- [What this task involves]:
Give the data below again exactly as written, without its pictures.
-- start of Source excerpt --
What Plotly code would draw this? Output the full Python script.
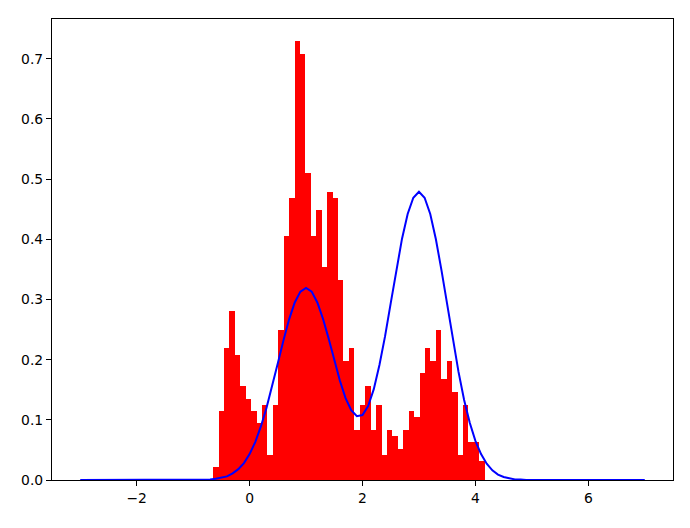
import numpy as np
import plotly.graph_objects as go

# histogram (density) - 50 bins between hist_start and hist_end
hist_start = -0.646
hist_end = 4.165
hist_density = [
    0.021, 0.115, 0.219, 0.281, 0.208, 0.156, 0.135, 0.115, 0.094, 0.125,
    0.042, 0.125, 0.250, 0.406, 0.469, 0.729, 0.708, 0.510, 0.406, 0.448,
    0.354, 0.479, 0.469, 0.333, 0.198, 0.219, 0.083, 0.125, 0.156, 0.083,
    0.125, 0.042, 0.083, 0.073, 0.052, 0.083, 0.115, 0.104, 0.177, 0.219,
    0.198, 0.250, 0.167, 0.198, 0.146, 0.042, 0.125, 0.063, 0.063, 0.031,
]

# density curve
curve_x = [
    -3.0, -1.0, -0.8, -0.7, -0.6, -0.5, -0.4, -0.3, -0.2, -0.1,
    0.0, 0.1, 0.2, 0.3, 0.4, 0.5, 0.6, 0.7, 0.8, 0.9,
    1.0, 1.1, 1.2, 1.3, 1.4, 1.5, 1.6, 1.7, 1.8, 1.9,
    2.0, 2.1, 2.2, 2.3, 2.4, 2.5, 2.6, 2.7, 2.8, 2.9,
    3.0, 3.1, 3.2, 3.3, 3.4, 3.5, 3.6, 3.7, 3.8, 3.9,
    4.0, 4.1, 4.2, 4.3, 4.4, 4.5, 4.6, 4.7, 4.8, 4.9,
    7.0,
]
curve_y = [
    0.0, 0.0, 0.000, 0.001, 0.002, 0.004, 0.006, 0.011, 0.018, 0.028,
    0.043, 0.063, 0.089, 0.120, 0.155, 0.194, 0.232, 0.267, 0.295, 0.313,
    0.319, 0.313, 0.295, 0.268, 0.235, 0.199, 0.165, 0.136, 0.116, 0.106,
    0.108, 0.123, 0.151, 0.191, 0.239, 0.294, 0.350, 0.401, 0.442, 0.469,
    0.479, 0.469, 0.442, 0.400, 0.348, 0.290, 0.233, 0.180, 0.133, 0.095,
    0.065, 0.043, 0.027, 0.016, 0.009, 0.005, 0.003, 0.001, 0.001, 0.000,
    0.0,
]

x_ticks = [-2, 0, 2, 4, 6]
y_ticks = [0.0, 0.1, 0.2, 0.3, 0.4, 0.5, 0.6, 0.7]

edges = np.linspace(hist_start, hist_end, len(hist_density) + 1)
centers = (edges[:-1] + edges[1:]) / 2
bin_w = edges[1] - edges[0]

fig = go.Figure()

fig.add_trace(go.Bar(
    x=centers,
    y=hist_density,
    width=bin_w,
    marker=dict(color="red", line=dict(width=0)),
    showlegend=False,
))

fig.add_trace(go.Scatter(
    x=curve_x,
    y=curve_y,
    mode="lines",
    line=dict(color="blue", width=2),
    showlegend=False,
))

axis_style = dict(
    showgrid=False,
    zeroline=False,
    showline=True,
    mirror=True,
    linecolor="black",
    linewidth=1.1,
    ticks="outside",
    ticklen=5,
    tickwidth=1.1,
    tickcolor="black",
    tickfont=dict(family="DejaVu Sans", size=13.9, color="black"),
    layer="below traces",
)

# the page adds an 8px body margin, so the margins are shifted to keep the
# plot box where it sits in the reference
fig.update_layout(
    width=690,
    height=528,
    margin=dict(l=44, r=25, t=11, b=56),
    plot_bgcolor="white",
    paper_bgcolor="white",
    bargap=0,
    xaxis=dict(range=[-3.5, 7.5], tickvals=x_ticks, **axis_style),
    yaxis=dict(range=[0, 0.766], tickvals=y_ticks, tickformat=".1f", **axis_style),
)

fig.write_html("out.html")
-- end of Source excerpt --
- [Full solution]:
What Plotly code would draw this? Output the full Python script.
import numpy as np
import plotly.graph_objects as go

# histogram (density) - 50 bins between hist_start and hist_end
hist_start = -0.646
hist_end = 4.165
hist_density = [
    0.021, 0.115, 0.219, 0.281, 0.208, 0.156, 0.135, 0.115, 0.094, 0.125,
    0.042, 0.125, 0.250, 0.406, 0.469, 0.729, 0.708, 0.510, 0.406, 0.448,
    0.354, 0.479, 0.469, 0.333, 0.198, 0.219, 0.083, 0.125, 0.156, 0.083,
    0.125, 0.042, 0.083, 0.073, 0.052, 0.083, 0.115, 0.104, 0.177, 0.219,
    0.198, 0.250, 0.167, 0.198, 0.146, 0.042, 0.125, 0.063, 0.063, 0.031,
]

# density curve
curve_x = [
    -3.0, -1.0, -0.8, -0.7, -0.6, -0.5, -0.4, -0.3, -0.2, -0.1,
    0.0, 0.1, 0.2, 0.3, 0.4, 0.5, 0.6, 0.7, 0.8, 0.9,
    1.0, 1.1, 1.2, 1.3, 1.4, 1.5, 1.6, 1.7, 1.8, 1.9,
    2.0, 2.1, 2.2, 2.3, 2.4, 2.5, 2.6, 2.7, 2.8, 2.9,
    3.0, 3.1, 3.2, 3.3, 3.4, 3.5, 3.6, 3.7, 3.8, 3.9,
    4.0, 4.1, 4.2, 4.3, 4.4, 4.5, 4.6, 4.7, 4.8, 4.9,
    7.0,
]
curve_y = [
    0.0, 0.0, 0.000, 0.001, 0.002, 0.004, 0.006, 0.011, 0.018, 0.028,
    0.043, 0.063, 0.089, 0.120, 0.155, 0.194, 0.232, 0.267, 0.295, 0.313,
    0.319, 0.313, 0.295, 0.268, 0.235, 0.199, 0.165, 0.136, 0.116, 0.106,
    0.108, 0.123, 0.151, 0.191, 0.239, 0.294, 0.350, 0.401, 0.442, 0.469,
    0.479, 0.469, 0.442, 0.400, 0.348, 0.290, 0.233, 0.180, 0.133, 0.095,
    0.065, 0.043, 0.027, 0.016, 0.009, 0.005, 0.003, 0.001, 0.001, 0.000,
    0.0,
]

x_ticks = [-2, 0, 2, 4, 6]
y_ticks = [0.0, 0.1, 0.2, 0.3, 0.4, 0.5, 0.6, 0.7]

edges = np.linspace(hist_start, hist_end, len(hist_density) + 1)
centers = (edges[:-1] + edges[1:]) / 2
bin_w = edges[1] - edges[0]

fig = go.Figure()

fig.add_trace(go.Bar(
    x=centers,
    y=hist_density,
    width=bin_w,
    marker=dict(color="red", line=dict(width=0)),
    showlegend=False,
))

fig.add_trace(go.Scatter(
    x=curve_x,
    y=curve_y,
    mode="lines",
    line=dict(color="blue", width=2),
    showlegend=False,
))

axis_style = dict(
    showgrid=False,
    zeroline=False,
    showline=True,
    mirror=True,
    linecolor="black",
    linewidth=1.1,
    ticks="outside",
    ticklen=5,
    tickwidth=1.1,
    tickcolor="black",
    tickfont=dict(family="DejaVu Sans", size=13.9, color="black"),
    layer="below traces",
)

# the page adds an 8px body margin, so the margins are shifted to keep the
# plot box where it sits in the reference
fig.update_layout(
    width=690,
    height=528,
    margin=dict(l=44, r=25, t=11, b=56),
    plot_bgcolor="white",
    paper_bgcolor="white",
    bargap=0,
    xaxis=dict(range=[-3.5, 7.5], tickvals=x_ticks, **axis_style),
    yaxis=dict(range=[0, 0.766], tickvals=y_ticks, tickformat=".1f", **axis_style),
)

fig.write_html("out.html")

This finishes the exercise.